┌──

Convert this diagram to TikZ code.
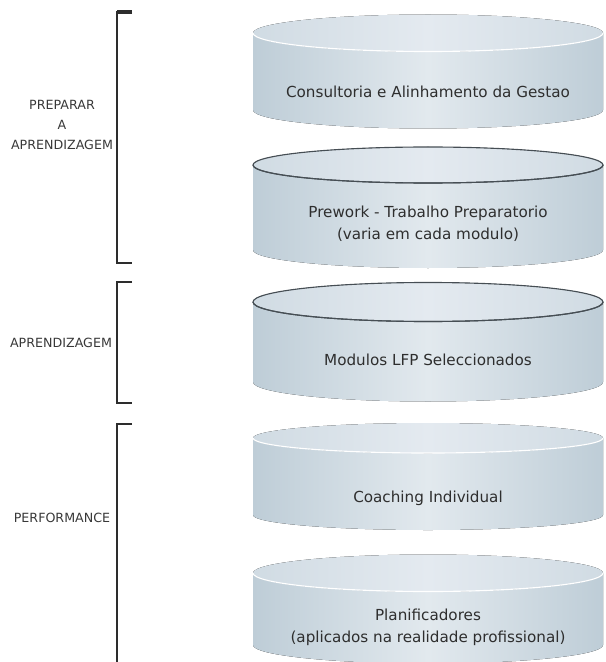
\documentclass[tikz,border=0pt]{standalone}
\usepackage{fontspec}
\setmainfont{DejaVu Sans}
\usepackage{tikz}
\usetikzlibrary{positioning}

\definecolor{discedge}{RGB}{190,205,215}
\definecolor{discmid}{RGB}{226,233,238}
\definecolor{topedge}{RGB}{208,219,227}
\definecolor{topmid}{RGB}{228,234,240}
\definecolor{rim}{RGB}{70,78,84}
\definecolor{bracketgrey}{RGB}{45,45,45}

\tikzset{%
  discside/.style = {left color=discedge, right color=discedge, middle color=discmid}, % body
  disctop/.style  = {left color=topedge, right color=topedge, middle color=topmid},   % lid
  disctext/.style = {align=center, font=\fontsize{10.8}{15.5}\selectfont, text=black!82},
  phase/.style    = {align=center, font=\fontsize{9}{14.2}\selectfont, text=black!78},
  bracket/.style  = {draw=bracketgrey, line width=1.3pt}
}

% #1 top y, #2 bottom y, #3 lid radius, #4 lid rim
\newcommand{\disc}[4]{%
  \fill[discside] (253,#1) -- (253,#2) arc[start angle=180, end angle=0, x radius=175, y radius=#3] -- (603,#1) -- cycle;
  \fill[disctop] (428,#1) ellipse[x radius=175, y radius=#3];
  \draw[#4] (253,#1) arc[start angle=180, end angle=0, x radius=175, y radius=#3];
}

\begin{document}
\begin{tikzpicture}[x=0.025cm, y=-0.025cm]
  \useasboundingbox (0,0) rectangle (605,662);

  % discs
  \disc{33}{110}{18.5}{white, line width=0.8pt}
  \disc{165}{250}{18}{rim, line width=0.8pt}
  \draw[rim, line width=0.8pt] (428,165) ellipse[x radius=175, y radius=18];
  \disc{302}{382}{19.5}{rim, line width=0.8pt}
  \draw[rim, line width=0.8pt] (428,302) ellipse[x radius=175, y radius=19.5];
  \disc{438}{515}{15}{white, line width=0.8pt}
  \disc{573}{645}{18.5}{white, line width=0.8pt}

  \node[disctext] (gestao) at (428,92) {Consultoria e Alinhamento da Gestao};
  \node[disctext] (prework) at (428,223.5) {Prework - Trabalho Preparatorio\\(varia em cada modulo)};
  \node[disctext] (modulos) at (428,360) {Modulos LFP Seleccionados};
  \node[disctext] (coaching) at (428,498) {Coaching Individual};
  \node[disctext] (planif) at (428,627.5) {Planificadores\\(aplicados na realidade profissional)};

  % brackets
  \draw[bracket] (132,12) -- (117,12) -- (117,263) -- (132,263);
  \draw[bracket, line width=2.2pt] (132,12) -- (117,12);
  \draw[bracket] (132,282) -- (117,282) -- (117,403) -- (132,403);
  \draw[bracket] (132,424) -- (117,424) -- (117,662);

  \node[phase] (preparar) at (62,125) {PREPARAR\\A\\APRENDIZAGEM};
  \node[phase] (aprend) at (61,343) {APRENDIZAGEM};
  \node[phase] (perf) at (62,518) {PERFORMANCE};

\end{tikzpicture}
\end{document}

└──

Exercise brief - Retype the data above exactly; pictures are not part of the copy.

Response to this task -
Convert this diagram to TikZ code.
\documentclass[tikz,border=0pt]{standalone}
\usepackage{fontspec}
\setmainfont{DejaVu Sans}
\usepackage{tikz}
\usetikzlibrary{positioning}

\definecolor{discedge}{RGB}{190,205,215}
\definecolor{discmid}{RGB}{226,233,238}
\definecolor{topedge}{RGB}{208,219,227}
\definecolor{topmid}{RGB}{228,234,240}
\definecolor{rim}{RGB}{70,78,84}
\definecolor{bracketgrey}{RGB}{45,45,45}

\tikzset{%
  discside/.style = {left color=discedge, right color=discedge, middle color=discmid}, % body
  disctop/.style  = {left color=topedge, right color=topedge, middle color=topmid},   % lid
  disctext/.style = {align=center, font=\fontsize{10.8}{15.5}\selectfont, text=black!82},
  phase/.style    = {align=center, font=\fontsize{9}{14.2}\selectfont, text=black!78},
  bracket/.style  = {draw=bracketgrey, line width=1.3pt}
}

% #1 top y, #2 bottom y, #3 lid radius, #4 lid rim
\newcommand{\disc}[4]{%
  \fill[discside] (253,#1) -- (253,#2) arc[start angle=180, end angle=0, x radius=175, y radius=#3] -- (603,#1) -- cycle;
  \fill[disctop] (428,#1) ellipse[x radius=175, y radius=#3];
  \draw[#4] (253,#1) arc[start angle=180, end angle=0, x radius=175, y radius=#3];
}

\begin{document}
\begin{tikzpicture}[x=0.025cm, y=-0.025cm]
  \useasboundingbox (0,0) rectangle (605,662);

  % discs
  \disc{33}{110}{18.5}{white, line width=0.8pt}
  \disc{165}{250}{18}{rim, line width=0.8pt}
  \draw[rim, line width=0.8pt] (428,165) ellipse[x radius=175, y radius=18];
  \disc{302}{382}{19.5}{rim, line width=0.8pt}
  \draw[rim, line width=0.8pt] (428,302) ellipse[x radius=175, y radius=19.5];
  \disc{438}{515}{15}{white, line width=0.8pt}
  \disc{573}{645}{18.5}{white, line width=0.8pt}

  \node[disctext] (gestao) at (428,92) {Consultoria e Alinhamento da Gestao};
  \node[disctext] (prework) at (428,223.5) {Prework - Trabalho Preparatorio\\(varia em cada modulo)};
  \node[disctext] (modulos) at (428,360) {Modulos LFP Seleccionados};
  \node[disctext] (coaching) at (428,498) {Coaching Individual};
  \node[disctext] (planif) at (428,627.5) {Planificadores\\(aplicados na realidade profissional)};

  % brackets
  \draw[bracket] (132,12) -- (117,12) -- (117,263) -- (132,263);
  \draw[bracket, line width=2.2pt] (132,12) -- (117,12);
  \draw[bracket] (132,282) -- (117,282) -- (117,403) -- (132,403);
  \draw[bracket] (132,424) -- (117,424) -- (117,662);

  \node[phase] (preparar) at (62,125) {PREPARAR\\A\\APRENDIZAGEM};
  \node[phase] (aprend) at (61,343) {APRENDIZAGEM};
  \node[phase] (perf) at (62,518) {PERFORMANCE};

\end{tikzpicture}
\end{document}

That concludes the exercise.